(Task goal)
Find the lines that hold the word "chart" and return them.

(Information shown)
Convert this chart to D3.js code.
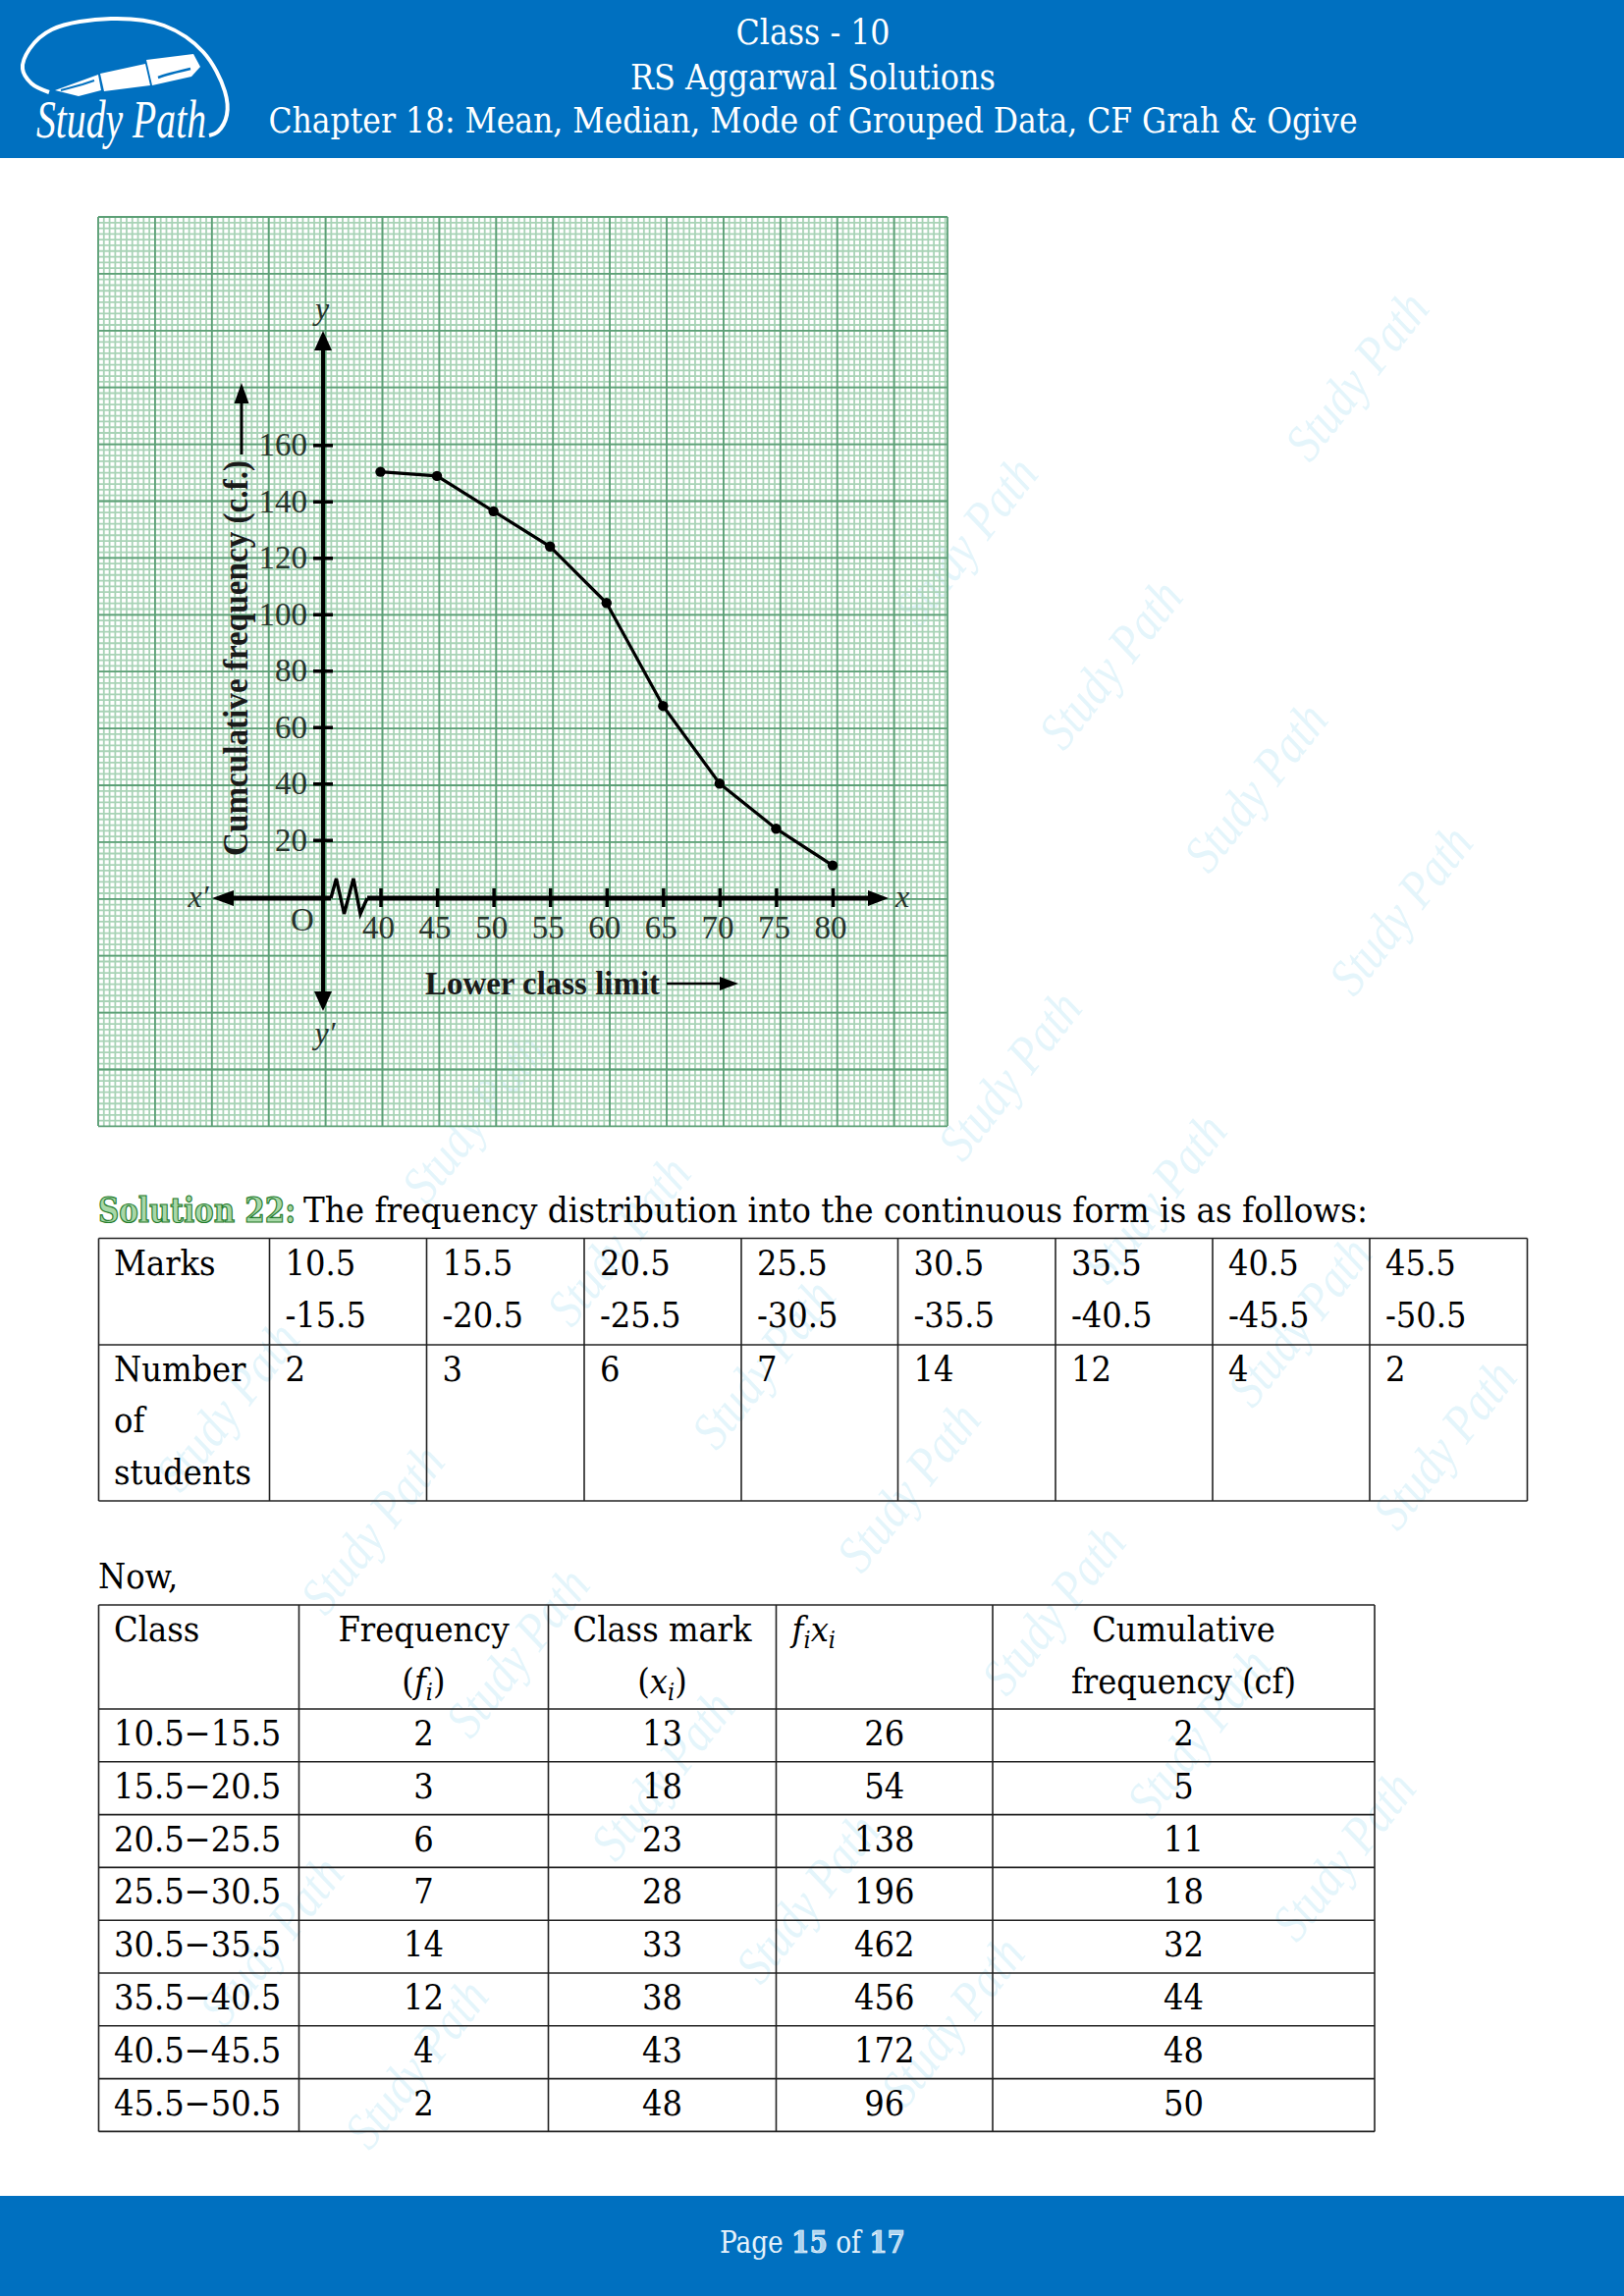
<!DOCTYPE html>
<html>
<head>
<meta charset="utf-8">
<style>
  html, body { margin: 0; padding: 0; background: #fff; }
  svg { display: block; }
  .page { font-family: "DejaVu Serif", serif; font-stretch: condensed; fill: #000; }
  .plot text { font-family: "Liberation Serif", serif; font-stretch: normal; }
</style>
<script src="https://cdn.jsdelivr.net/npm/d3@7"></script>
</head>
<body>
<div id="chart"></div>
<script>
// ogive
var lowerLimits = [40, 45, 50, 55, 60, 65, 70, 75, 80];
var cumFreq = [150.5, 149, 136.5, 124, 104, 67.5, 40, 24, 11];
var yTicks = [20, 40, 60, 80, 100, 120, 140, 160];

// first table
var marksFrom = ['10.5', '15.5', '20.5', '25.5', '30.5', '35.5', '40.5', '45.5'];
var marksTo = ['-15.5', '-20.5', '-25.5', '-30.5', '-35.5', '-40.5', '-45.5', '-50.5'];
var students = [2, 3, 6, 7, 14, 12, 4, 2];

// second table
var classes = ['10.5\u221215.5', '15.5\u221220.5', '20.5\u221225.5', '25.5\u221230.5', '30.5\u221235.5', '35.5\u221240.5', '40.5\u221245.5', '45.5\u221250.5'];
var frequency = [2, 3, 6, 7, 14, 12, 4, 2];
var classMark = [13, 18, 23, 28, 33, 38, 43, 48];
var fx = [26, 54, 138, 196, 462, 456, 172, 96];
var cf = [2, 5, 11, 18, 32, 44, 48, 50];

var headerLines = ['Class - 10', 'RS Aggarwal Solutions', 'Chapter 18: Mean, Median, Mode of Grouped Data, CF Grah & Ogive'];

var width = 1654, height = 2339;
var blue = '#0070c0';

var svg = d3.select('#chart').append('svg')
  .attr('width', width)
  .attr('height', height)
  .attr('class', 'page');

// watermark, laid out as on the page: rows of [first, last] steps
var wmRows = [[0, 0], [-1, 2], [1, 4], [-1, 5], [-1, 4], [1, 2]];
var wm = svg.append('g');
wmRows.forEach(function(r, j) {
  d3.range(r[0], r[1] + 1).forEach(function(i) {
    var cx = 1385 + i * 147.7 - j * 250.6;
    var cy = 385 + i * 125.3 + j * 293.8;
    wm.append('text')
      .attr('transform', 'translate(' + cx + ',' + cy + ') rotate(-52)')
      .attr('text-anchor', 'middle')
      .attr('dy', 14)
      .attr('textLength', 200)
      .attr('lengthAdjust', 'spacingAndGlyphs')
      .style('font-family', '"Liberation Serif", serif')
      .style('font-style', 'italic')
      .style('font-stretch', 'normal')
      .style('font-size', '54px')
      .style('fill', '#e4f5fb')
      .text('Study Path');
  });
});

// header and footer bands
svg.append('rect').attr('width', width).attr('height', 161).attr('fill', blue);
svg.append('rect').attr('y', 2237).attr('width', width).attr('height', 102).attr('fill', blue);

var headerBase = [45, 91, 135];
var headerLen = [157, 372, 1109];
svg.selectAll('.head').data(headerLines).enter().append('text')
  .attr('class', 'head')
  .attr('x', 828)
  .attr('y', function(d, i) { return headerBase[i]; })
  .attr('text-anchor', 'middle')
  .attr('textLength', function(d, i) { return headerLen[i]; })
  .attr('lengthAdjust', 'spacingAndGlyphs')
  .style('font-size', '35px')
  .style('fill', '#fff')
  .text(function(d) { return d; });

// logo
var logo = svg.append('g').attr('fill', 'none').attr('stroke', '#fff');
var arc = d3.line().curve(d3.curveCatmullRom);
logo.append('path')
  .attr('d', arc([[50, 94], [32, 85], [23, 70], [30, 50], [53, 30], [113, 19], [167, 26], [207, 53], [229, 93], [231, 117], [222, 134], [213, 138]]))
  .attr('stroke-width', 4);
var shape = d3.line().curve(d3.curveLinearClosed);
var logoShapes = [
  [[56, 92], [100, 76], [103, 92], [80, 98]],
  [[102, 75], [148, 65], [153, 87], [106, 93]],
  [[149, 61], [197, 55], [204, 68], [195, 78], [155, 87]]
];
logo.selectAll('.pen').data(logoShapes).enter().append('path')
  .attr('class', 'pen')
  .attr('d', shape)
  .attr('fill', '#fff')
  .attr('stroke', 'none');
logo.append('path')
  .attr('d', arc([[161, 79], [170, 76], [194, 70]]))
  .attr('stroke', blue)
  .attr('stroke-width', 2.5);
logo.append('path')
  .attr('d', d3.line()([[62, 92], [84, 86], [96, 82]]))
  .attr('stroke', blue)
  .attr('stroke-width', 2);
svg.append('text')
  .attr('x', 37)
  .attr('y', 140)
  .attr('textLength', 173)
  .attr('lengthAdjust', 'spacingAndGlyphs')
  .style('font-family', '"Liberation Serif", serif')
  .style('font-style', 'italic')
  .style('font-stretch', 'normal')
  .style('font-size', '54px')
  .style('fill', '#fff')
  .text('Study Path');

// graph paper
var paper = svg.append('g');
var paperLeft = 100, paperRight = 965, paperTop = 221, paperBottom = 1147, cell = 57.9;
var fine = cell / 10;

paper.selectAll('.fx').data(d3.range(paperLeft, paperRight, fine)).enter().append('line')
  .attr('x1', function(d) { return d; }).attr('x2', function(d) { return d; })
  .attr('y1', paperTop).attr('y2', paperBottom)
  .attr('stroke', '#a8d3b6').attr('stroke-width', 1.8);
paper.selectAll('.fy').data(d3.range(paperTop, paperBottom, fine)).enter().append('line')
  .attr('y1', function(d) { return d; }).attr('y2', function(d) { return d; })
  .attr('x1', paperLeft).attr('x2', paperRight)
  .attr('stroke', '#a8d3b6').attr('stroke-width', 1.8);
paper.selectAll('.mx').data(d3.range(paperLeft, paperRight + 1, cell).concat([paperRight])).enter().append('line')
  .attr('x1', function(d) { return d; }).attr('x2', function(d) { return d; })
  .attr('y1', paperTop).attr('y2', paperBottom)
  .attr('stroke', '#5c9f76').attr('stroke-width', 1.8);
paper.selectAll('.my').data(d3.range(paperTop, paperBottom + 1, cell)).enter().append('line')
  .attr('y1', function(d) { return d; }).attr('y2', function(d) { return d; })
  .attr('x1', paperLeft).attr('x2', paperRight)
  .attr('stroke', '#5c9f76').attr('stroke-width', 1.8);

// scales fitted to the printed ticks
var x = d3.scaleLinear().domain([40, 80]).range([387.5, 848]);
var y = d3.scaleLinear().domain([0, 160]).range([913.2, 453.3]);
var originX = 329, originY = 915;

var plot = svg.append('g').attr('class', 'plot');
var black = '#000';

// y axis with d3.axisLeft, x ticks with d3.axisBottom
var yAxis = d3.axisLeft(y).tickValues(yTicks).tickSize(0).tickPadding(16);
var yG = plot.append('g').attr('transform', 'translate(' + originX + ',0)').call(yAxis);
yG.select('.domain').remove();
yG.selectAll('.tick line').attr('x1', -10).attr('x2', 10).attr('stroke', black).attr('stroke-width', 3.5);
yG.selectAll('.tick text')
  .style('font-size', '33px').style('fill', '#27332b').attr('dy', 10.5);

var xAxis = d3.axisBottom(x).tickValues(lowerLimits).tickSize(0).tickPadding(19);
var xG = plot.append('g').attr('transform', 'translate(0,' + originY + ')').call(xAxis);
xG.select('.domain').remove();
xG.selectAll('.tick line').attr('y1', -10).attr('y2', 9).attr('stroke', black).attr('stroke-width', 3.5);
xG.selectAll('.tick text')
  .style('font-size', '33px').style('fill', '#27332b').attr('dy', 22).attr('dx', -2.5);

function axisLine(p, w) {
  plot.append('path').attr('d', d3.line()(p)).attr('fill', 'none').attr('stroke', black).attr('stroke-width', w);
}
function arrowHead(p) {
  plot.append('path').attr('d', d3.line().curve(d3.curveLinearClosed)(p)).attr('fill', black);
}

axisLine([[originX, 345], [originX, 1015]], 4);
axisLine([[230, originY], [337, originY]], 5);
axisLine([[374, originY], [890, originY]], 5);
axisLine([[337, originY], [342.5, 895], [350.5, 931], [360, 895], [367, 931], [374, originY]], 3.4);
arrowHead([[originX, 337], [originX - 9, 357], [originX + 9, 357]]);
arrowHead([[originX, 1030], [originX - 9, 1010], [originX + 9, 1010]]);
arrowHead([[216, originY], [238, originY - 8], [238, originY + 8]]);
arrowHead([[905, originY], [884, originY - 8], [884, originY + 8]]);

// y title and its arrow
axisLine([[246, 463], [246, 405]], 3);
arrowHead([[246, 390], [238.5, 411], [253.5, 411]]);
plot.append('text')
  .attr('transform', 'translate(252,872) rotate(-90)')
  .attr('textLength', 403)
  .attr('lengthAdjust', 'spacingAndGlyphs')
  .style('font-size', '35px').style('font-weight', 'bold').style('fill', '#1a1a1a')
  .text('Cumculative frequency (c.f.)');

// x title and its arrow
plot.append('text')
  .attr('x', 433).attr('y', 1013)
  .attr('textLength', 239)
  .attr('lengthAdjust', 'spacingAndGlyphs')
  .style('font-size', '33px').style('font-weight', 'bold').style('fill', '#1a1a1a')
  .text('Lower class limit');
axisLine([[679, 1002], [735, 1002]], 2.6);
arrowHead([[752, 1002], [733, 995], [733, 1009]]);

var axisNames = [
  { t: 'O', px: 308, py: 948, it: false, s: 33 },
  { t: 'x\u2032', px: 202, py: 924, it: true, s: 32 },
  { t: 'x', px: 919, py: 924, it: true, s: 32 },
  { t: 'y', px: 328, py: 325, it: true, s: 32 },
  { t: 'y\u2032', px: 331, py: 1063, it: true, s: 32 }
];
plot.selectAll('.name').data(axisNames).enter().append('text')
  .attr('class', 'name')
  .attr('x', function(d) { return d.px; })
  .attr('y', function(d) { return d.py; })
  .attr('text-anchor', 'middle')
  .style('font-size', function(d) { return d.s + 'px'; })
  .style('font-style', function(d) { return d.it ? 'italic' : 'normal'; })
  .style('fill', '#27332b')
  .text(function(d) { return d.t; });

// the ogive
var ogive = d3.line()
  .x(function(d) { return x(d); })
  .y(function(d, i) { return y(cumFreq[i]); });
plot.append('path')
  .attr('d', ogive(lowerLimits))
  .attr('fill', 'none').attr('stroke', '#000').attr('stroke-width', 3.2);
plot.selectAll('.pt').data(lowerLimits).enter().append('circle')
  .attr('class', 'pt')
  .attr('cx', function(d) { return x(d); })
  .attr('cy', function(d, i) { return y(cumFreq[i]); })
  .attr('r', 5.2)
  .attr('fill', '#000');

// body text
var textSize = '35.8px';
function bodyText(t, px, py, anchor) {
  return svg.append('text')
    .attr('x', px).attr('y', py)
    .attr('text-anchor', anchor || 'start')
    .style('font-size', textSize)
    .text(t);
}

svg.append('text')
  .attr('x', 100).attr('y', 1245)
  .attr('textLength', 201)
  .attr('lengthAdjust', 'spacingAndGlyphs')
  .style('font-size', textSize).style('font-weight', 'bold')
  .style('fill', '#a8d8a8').style('stroke', '#1f7a2a').style('stroke-width', 1.2)
  .text('Solution 22:');
bodyText('The frequency distribution into the continuous form is as follows:', 309, 1245)
  .attr('textLength', 1084).attr('lengthAdjust', 'spacingAndGlyphs');
bodyText('Now,', 100, 1618);

function gridLines(xs, ys) {
  xs.forEach(function(v) {
    svg.append('line').attr('x1', v).attr('x2', v).attr('y1', ys[0]).attr('y2', ys[ys.length - 1])
      .attr('stroke', '#222').attr('stroke-width', 1.6);
  });
  ys.forEach(function(v) {
    svg.append('line').attr('y1', v).attr('y2', v).attr('x1', xs[0]).attr('x2', xs[xs.length - 1])
      .attr('stroke', '#222').attr('stroke-width', 1.6);
  });
}

// table 1
var t1x = [100.5, 274.5, 434.5, 595, 755, 914.5, 1075, 1235, 1395, 1555.5];
gridLines(t1x, [1261.5, 1370, 1529]);
bodyText('Marks', 116, 1299);
bodyText('Number', 116, 1407);
bodyText('of', 116, 1459);
bodyText('students', 116, 1512);
marksFrom.forEach(function(d, i) {
  bodyText(d, t1x[i + 1] + 16, 1299);
  bodyText(marksTo[i], t1x[i + 1] + 16, 1352);
  bodyText(students[i], t1x[i + 1] + 16, 1407);
});

// table 2
var t2x = [100.5, 304.5, 558.5, 790.5, 1011, 1400];
var t2y = [1635, 1741].concat(d3.range(1, 9).map(function(k) { return 1741 + k * 53.8; }));
gridLines(t2x, t2y);

function mid(k) { return (t2x[k] + t2x[k + 1]) / 2; }

// f, x with subscript i, italic as in the print
function mathText(parts, px, py, anchor) {
  var t = bodyText('', px, py, anchor);
  parts.forEach(function(p) {
    var s = t.append('tspan').text(p.t);
    if (p.it) s.style('font-style', 'italic');
    if (p.sub) s.style('font-size', '25px').attr('dy', 7);
    if (p.up) s.attr('dy', -7);
  });
  return t;
}

bodyText('Class', 116, 1672);
bodyText('Frequency', mid(1), 1672, 'middle');
mathText([{ t: '(' }, { t: 'f', it: true }, { t: 'i', it: true, sub: true }, { t: ')', up: true }], mid(1), 1725, 'middle');
bodyText('Class mark', mid(2), 1672, 'middle');
mathText([{ t: '(' }, { t: 'x', it: true }, { t: 'i', it: true, sub: true }, { t: ')', up: true }], mid(2), 1725, 'middle');
mathText([{ t: 'f', it: true }, { t: 'i', it: true, sub: true }, { t: 'x', it: true, up: true }, { t: 'i', it: true, sub: true }], t2x[3] + 16, 1672);
bodyText('Cumulative', mid(4), 1672, 'middle');
bodyText('frequency (cf)', mid(4), 1725, 'middle');

classes.forEach(function(d, i) {
  var by = 1778 + i * 53.8;
  bodyText(d, 116, by);
  bodyText(frequency[i], mid(1), by, 'middle');
  bodyText(classMark[i], mid(2), by, 'middle');
  bodyText(fx[i], mid(3), by, 'middle');
  bodyText(cf[i], mid(4), by, 'middle');
});

// footer
var foot = svg.append('text')
  .attr('x', 733).attr('y', 2295)
  .attr('textLength', 189)
  .attr('lengthAdjust', 'spacingAndGlyphs')
  .style('font-size', '32px')
  .style('fill', '#e6f2fb');
foot.append('tspan').text('Page ');
foot.append('tspan').text('15').style('font-weight', 'bold').style('fill', '#a9d2f0').style('stroke', '#fff').style('stroke-width', 0.7);
foot.append('tspan').text(' of ');
foot.append('tspan').text('17').style('font-weight', 'bold').style('fill', '#a9d2f0').style('stroke', '#fff').style('stroke-width', 0.7);
</script>
</body>
</html>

(Reply to the exercise)
Convert this chart to D3.js code.
<div id="chart"></div>
var svg = d3.select('#chart').append('svg')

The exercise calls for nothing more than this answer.